Some tutors are obviously better than others. For example, Demonic Tutor (which puts cards directly in hand) is better than Enlightened Tutor (which eats a draw step), and Enlightened is better than Gamble (which can lose the card altogether). Therefore, you could, for example, price Demonic Tutor at three points, Enlightened Tutor at two points, and Gamble at one. Other tutors, like Worldly and its clones, could probably be priced at zero. (They aren’t played much now, anyway.) Under the points plan, 5-Color decks would be allowed to run a maximum of, say, thirty points worth of tutors. This would force people to choose between quality and quantity of tutors.
(I haven’t tested these numbers at all. They are just illustrations, to get the point across. If the 5CRC looks at one of these options, it would have to test the numbers. )
5) Increase The Deck Size
Critical mass is defined by number of tutors in a deck divided by number of cards in the deck. If critical mass is one tutor in every nine cards, that means twenty-seven or twenty-eight tutors in a 250-card deck. If the deck size were to increase, the number necessary to reach critical mass would also increase. For example, if 5-Color decks had to contain 350 cards, critical mass – one tutor every nine cards – would not be reached until the tutor count approached thirty-nine.
Oh, yes – there is one other option. The unmentionable one.
***Warning – the following is not suitable for some 5-Color fanatics and other small children.***
6) Restrict Contract from Below
I’m sorry, I’m sorry – stop foaming at the mouth. I did not mean to gore sacred cattle. However, restricting Contract does solve part of the tutor problem. Most of the rest would be solved by errataing Time Walk so it is removed from the game when cast.

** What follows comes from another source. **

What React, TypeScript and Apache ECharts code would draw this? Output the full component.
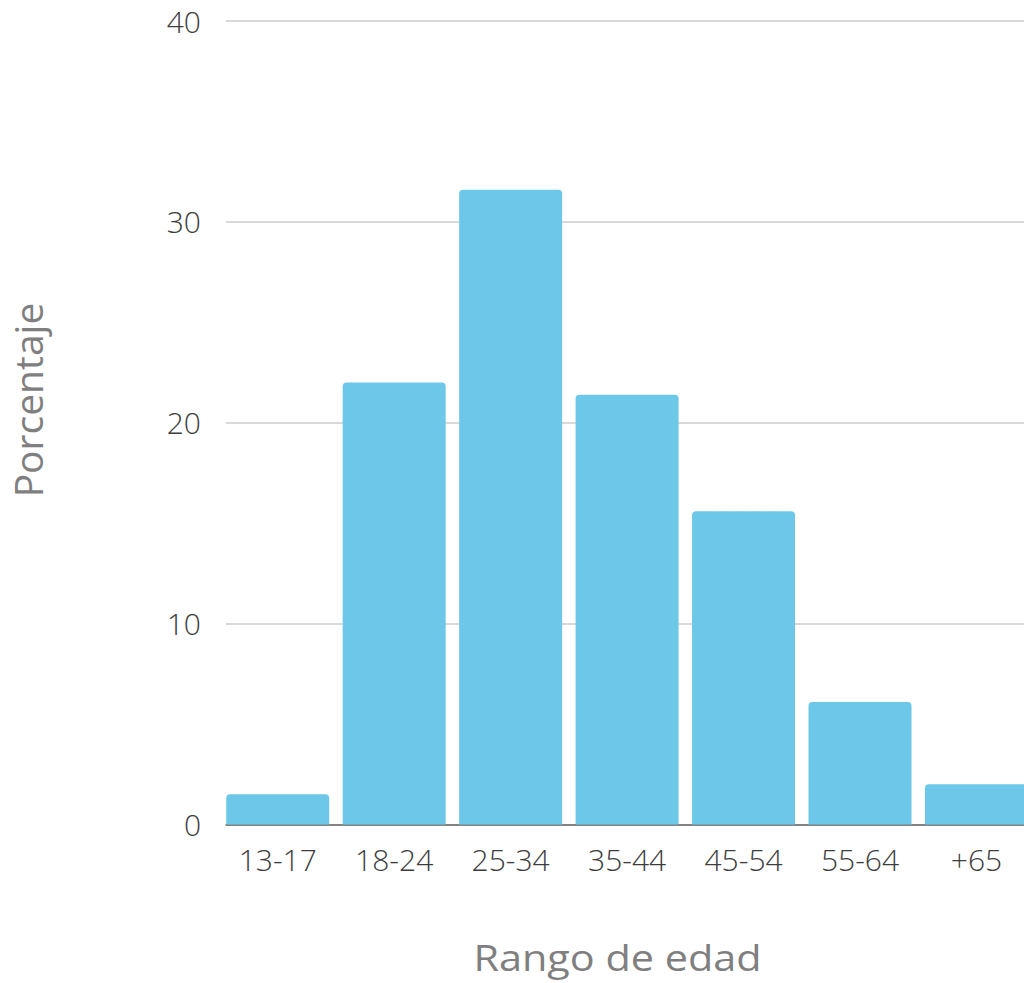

I’m just trying to be mention all the options. It’s okay – we won’t touch your Contracts. Go back to sleep now. It was just a nightmare.
Okay, sorry about that. Back to reality now.
The same sorts of rules could be applied to handle other effects that might reach critical mass, such as Armageddon. However, the 5-Color metagame should be able to find answers for that type of problem without restrictions, provided that the tutor problem doesn’t allow people to overpower the answers.
Personally, I prefer option number 4 – point values for tutors – but I don’t have to decide. That’s what the 5CRC gets the big bucks for.
* – Okay, some cards just do one thing, but do it so well and so cheaply that they are restricted or banned everywhere else. Cards like “draw three cards for U,” “take an extra turn for 1U,” or “go get whatever card you want for 1B” aren’t really that flexible – but so what? If Ancestral Recall was modal – if, for example, it read “Draw three cards or look at opponent’s hand” – it’s not as if anyone would ever even consider playing the second ability.